TO DO: Repeat, exactly and only, the lines from the beginning of the data through the line with "from matplotlib.colors import". Pictures are left out.

--- START DATASET CONTENT ---

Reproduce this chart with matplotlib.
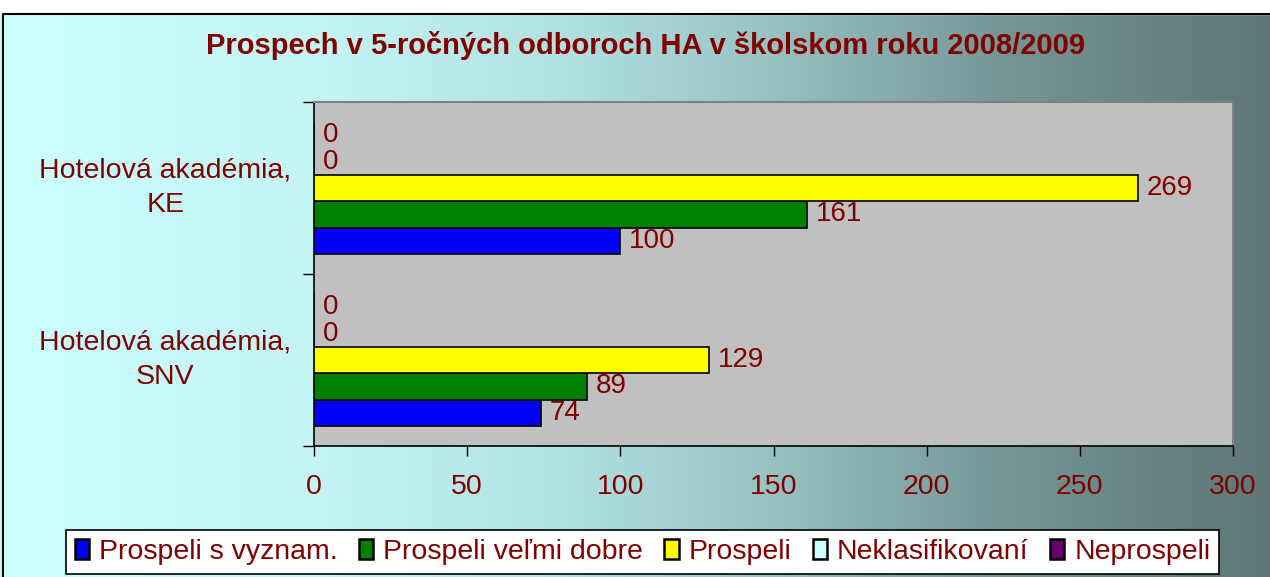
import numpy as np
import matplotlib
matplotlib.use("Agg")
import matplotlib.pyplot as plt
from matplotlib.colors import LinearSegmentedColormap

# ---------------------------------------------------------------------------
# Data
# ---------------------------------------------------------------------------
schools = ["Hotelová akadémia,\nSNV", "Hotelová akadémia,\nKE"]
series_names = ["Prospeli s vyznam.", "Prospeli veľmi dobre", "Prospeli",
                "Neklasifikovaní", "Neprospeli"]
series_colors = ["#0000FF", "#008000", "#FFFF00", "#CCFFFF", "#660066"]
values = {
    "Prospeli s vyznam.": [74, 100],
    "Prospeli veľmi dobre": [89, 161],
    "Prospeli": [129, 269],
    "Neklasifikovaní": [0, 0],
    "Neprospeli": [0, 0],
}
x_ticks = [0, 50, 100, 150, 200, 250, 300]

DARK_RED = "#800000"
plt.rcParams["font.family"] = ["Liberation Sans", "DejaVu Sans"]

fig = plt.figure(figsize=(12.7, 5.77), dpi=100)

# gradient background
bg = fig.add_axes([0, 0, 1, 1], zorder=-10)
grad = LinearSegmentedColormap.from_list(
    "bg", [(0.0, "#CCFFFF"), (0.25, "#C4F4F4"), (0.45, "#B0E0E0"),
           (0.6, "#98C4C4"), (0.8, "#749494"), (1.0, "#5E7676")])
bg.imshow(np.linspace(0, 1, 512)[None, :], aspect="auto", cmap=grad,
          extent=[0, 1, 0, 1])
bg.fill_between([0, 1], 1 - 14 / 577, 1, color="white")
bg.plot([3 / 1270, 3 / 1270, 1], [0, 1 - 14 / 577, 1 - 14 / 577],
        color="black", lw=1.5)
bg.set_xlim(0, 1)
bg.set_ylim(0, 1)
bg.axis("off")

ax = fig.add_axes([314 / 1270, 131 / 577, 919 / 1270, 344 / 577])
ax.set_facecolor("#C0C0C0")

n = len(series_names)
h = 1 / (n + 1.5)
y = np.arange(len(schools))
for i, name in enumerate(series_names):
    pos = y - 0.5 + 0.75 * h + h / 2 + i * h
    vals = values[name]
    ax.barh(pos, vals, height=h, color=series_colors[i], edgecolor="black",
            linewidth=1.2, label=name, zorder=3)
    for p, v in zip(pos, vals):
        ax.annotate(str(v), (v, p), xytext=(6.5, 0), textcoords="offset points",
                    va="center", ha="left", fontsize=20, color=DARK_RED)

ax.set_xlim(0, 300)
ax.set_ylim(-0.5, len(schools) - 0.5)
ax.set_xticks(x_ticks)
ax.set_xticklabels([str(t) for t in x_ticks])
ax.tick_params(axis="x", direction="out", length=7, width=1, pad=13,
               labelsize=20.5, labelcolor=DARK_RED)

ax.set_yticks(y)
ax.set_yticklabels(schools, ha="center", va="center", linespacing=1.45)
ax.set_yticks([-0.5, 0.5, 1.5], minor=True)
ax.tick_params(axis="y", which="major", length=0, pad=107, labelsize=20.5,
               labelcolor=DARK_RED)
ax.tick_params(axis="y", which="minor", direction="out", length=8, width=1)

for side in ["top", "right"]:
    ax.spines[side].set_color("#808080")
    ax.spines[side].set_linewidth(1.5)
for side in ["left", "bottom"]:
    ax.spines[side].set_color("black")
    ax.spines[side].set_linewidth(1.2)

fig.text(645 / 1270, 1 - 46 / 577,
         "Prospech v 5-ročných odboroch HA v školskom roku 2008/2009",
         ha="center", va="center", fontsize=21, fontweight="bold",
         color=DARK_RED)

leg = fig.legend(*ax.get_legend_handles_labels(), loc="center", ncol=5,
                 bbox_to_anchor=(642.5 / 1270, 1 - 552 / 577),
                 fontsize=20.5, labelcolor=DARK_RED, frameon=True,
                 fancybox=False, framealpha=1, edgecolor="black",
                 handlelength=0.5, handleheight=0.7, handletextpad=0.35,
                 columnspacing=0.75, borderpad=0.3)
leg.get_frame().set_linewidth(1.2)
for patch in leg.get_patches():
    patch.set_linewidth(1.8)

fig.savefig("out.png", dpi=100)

--- END DATASET CONTENT ---

REPLY TO THE EXERCISE:
Reproduce this chart with matplotlib.
import numpy as np
import matplotlib
matplotlib.use("Agg")
import matplotlib.pyplot as plt
from matplotlib.colors import LinearSegmentedColormap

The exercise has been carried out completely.